Regan Benson plans showdown with state board of ed over "outspoken" son
Regan Benson isn't afraid to speak her mind, and neither are her kids, including son Blake, who made news for sporting a "Nobama" banner during Michelle Obama's visit to Dakota Ridge High School, and Bryce, who ex-guv candidate Tom Tancredo backed in a controversy over wearing a "Border Patrol" T-shirt. And today, she plans to give the Colorado Board of Education an earful over Bryce's expulsion, which she sees as politically motivated.
"It's a vendetta," maintains Regan, who's actually banned from stepping on Dakota Ridge grounds. Speaking about herself in the third person, she says, "His mother is not allowed on the property, because his mother uncovers a lot of corruption at this school."
The Benson clan made national news in November 2008 due to Blake's protest of the future First Lady's speech at Dakota Ridge. According to the ACLU of Colorado, which later rose to his defense, Blake was ordered by school officials to leave, and when he refused, officials had him handcuffed, searched and arrested for interference, an offense that carried a possible six month jail sentence and a $750 fine. In addition, he was suspended from school for a day.

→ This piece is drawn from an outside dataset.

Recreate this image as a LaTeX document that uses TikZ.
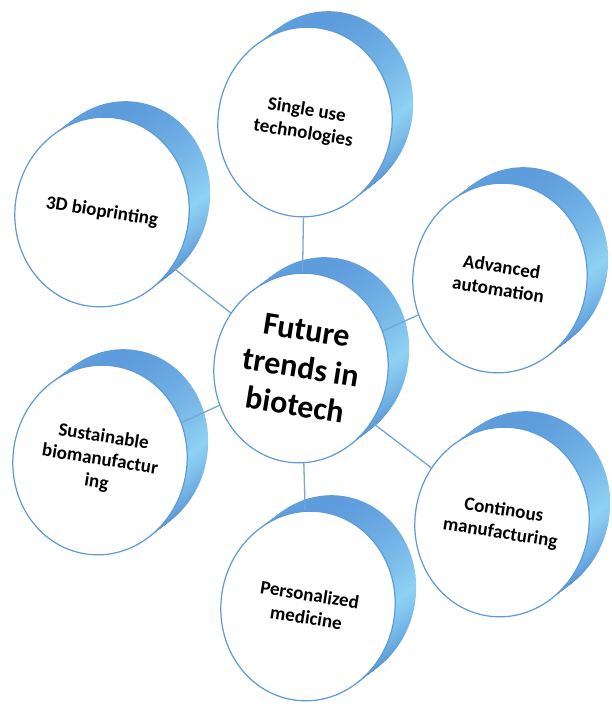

The following May, authorities decided not to prosecute Benson, and in January 2010, we reported that the ACLU dropped plans for a lawsuit on his behalf after the Jefferson County Sheriff's Office and the Jefferson County School District agreed to pay $2,000 apiece by way of an apology for the incident.
Things didn't go as smoothly for Bryce last year, when he made headlines of his own. As we noted in a post linked above, Bryce claimed that he was prevented from riding a school bus to a September football game in Pueblo because his "Border Patrol" T-shirt was perceived as offensive to other students -- and he subsequently received a three-day suspension as a result of the incident.
In the weeks that followed, the tale became a subject of fiery debate, with KHOW's Peter Boyles featuring it on his show and Tancredo speaking on Bryce's behalf at a Jefferson County School District meeting. But in a letter to parents, Dakota Ridge High School principal James Jelinek insisted that claims of discrimination against Bryce for exercising his right to free expression were false. He said the student in question was told he couldn't ride the bus because he was harassing a male cheerleader, not due to the shirt, and accused Bryce and Regan (although not by name) of lying about the actual events.
What happened next? According to Regan, "They deemed Bryce habitually disruptive. By state law, any school district has the right to boot out a habitually disruptive student if they suspend him three more times -- and they did suspend him three more times, in less than sixty days," for offenses that included being being "willfully defiant and insubordinate" to administrators and fighting at a nearby Sonic restaurant -- considered a "nexus" to campus.
Bryce insists that he was merely defending himself in the latter dust-up, and Regan sees the other accusations as "fabricated" and "embellished" -- assertions school officials reject.
The upshot of these suspensions was a letter recommending expulsion (it arrived on election day, Regan notes) that marked the start of a long and laborious process. In her words, "The superintendent signed off on the expulsion. Then we appealed, and they held a hearing with a hearing officer who had to make a determination -- and afterward, the superintendent had to say, 'I agree with that,' which she did. Then they sent us a formal letter, and we got one more appeal to the board of education," whose members voted to uphold the expulsion on January 19.
This verdict meant the only Jeffco facility Bryce could attend in order to complete his senior year was Brady Exploration School, whose curriculum is designed for non-attenders, drop outs and those who've been expelled. But Regan rejected that option and asked officials to instead provide Bryce with the resources to attend Arapahoe Community College. When this request was nixed, Bryce dipped into his savings to pay for classes himself.
Regan is proud of Bryce, who she calls "outspoken, a leader, someone who can stand his ground." And she plans to do likewise today at 3 p.m. at the Colorado Board of Education's ongoing meeting; for more information, click here.
"Three p.m. is their time for public comment," she says, "and I'm going to get it all on the record -- what's happened, what's transpired."
In response, she expects that the boards members "are all going to look at me with blank stares." But that doesn't dissuade her from speaking her piece -- not that anything ever has.